In many western countries, Sundays are traditionally considered a day of rest. This was certainly the case up until the 90s in Canada as most stores were closed for business. Even the convenience stores at the time would either be closed or have ropes set up to block various aisles that contained “non-essentials”, which technically could not be sold on the sabbath. As laws changed and the local culture adapted to stores being open seven days a week and later having some accessible 24-hours a day, the idea that Sunday was for resting faded away.
Having a two year old boy in the house generally means that there’s no such thing as a minute of rest, let alone one entire day. Perhaps it’s the old man in me talking, but I’m absolutely exhausted by the time The Boy is brought upstairs and put to bed.
Momentary Lapses of Unconsciousness
When I used to work at the printing company in Canada, I would finish the day quite exhausted. Complex challenges required complex solutions, and every few hours I was asked to solve a problem I’d never faced before. It was an excellent opportunity to learn and grow in a number of areas. What this meant, though, was that I would often fall asleep on the bus ride home for just a few minutes at a time. These little power naps were incredibly refreshing.
A similar thing happened after I started working in Japan. Some clients wanted on-site training rather than sending their people to one of the many schools in the region. So I would often start my day at a school, work there for a few hours, then head out to a distant office by train. While sitting on the rocking vehicle, I would fall asleep for a few minutes and wake up at the next stop feeling quite refreshed. This went on for years until I left the classroom for a different line of work.
Now that I’m responsible for a little person and often working from home, there are not many opportunities for mid-day naps. When they do happen, I’m often woken within a few minutes by a kick, a sneak attack, or just a random shout. The little naps are not at all refreshing and generally make me feel even more tired after regaining consciousness.
One day an afternoon nap might actually feel good again, but not anytime soon.
No More Physical Point Cards
Almost a decade after the introduction of smartphones, the majority of Japanese companies have moved away from physical loyalty cards to digital ones in the form of “applications” that need to be installed on a personal device in order to be used. In exchange for the convenience of not having yet another credit card-sized piece of paper in our wallet, the stores have the luxury of collecting a great deal more information about their customers. The point system remains the same. The coupon values remain the same. The hassle of finding the card remains the same, too1. Not too sure that what a person gives up is worth the few yen they get back.
Anxiety is nothing new for me. I’ve learned to recognize the precursors of certain responses, which has made it possible to mostly deal with the problem in a semi-responsible manner2. The intensity of the feeling generally rises and falls with the seasons. As springtime officially approaches, I expect it to fall substantially. Winter, while one of my preferred seasons, is generally hard on the nerves.

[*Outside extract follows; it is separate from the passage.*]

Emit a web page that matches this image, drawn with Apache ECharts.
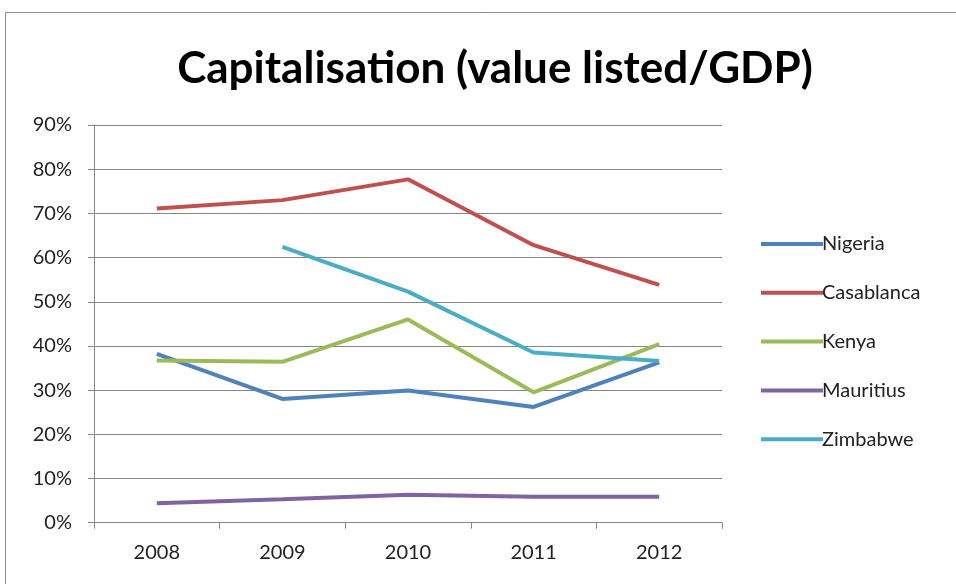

Since wiping the Apple notebook of macOS in favour of Ubuntu, there has been an increasing amount of friction when using my iPhone. Many of the features I used to enjoy simply do not exist for Ubuntu, such as AirDrop and Photos integrations. This extra layer of friction reminds me of the difficulties people used to face before modern software allowed for a seamless flow of data between devices. While I do have some applications and techniques to reduce the amount of friction I feel when moving data between the computer and the phone, there is still quite a barrier to overcome. I wonder if there’s a better way to improve the seamless flow between devices.
A Different Scale
Next weekend we’ll have some guests visiting the house for the first time, so today we picked up a new rug for the living room. The colour and size are quite nice and the price was more than reasonable. After getting it home and set on the floor I realized that the rug wouldn’t fit in the old apartment as it would be 20cm too wide. Our current living room can easily accommodate four of these rugs. The new house is small by Canadian standards, but quite the respectable size for this part of the country.
May we never need to move into a smaller living space ever again.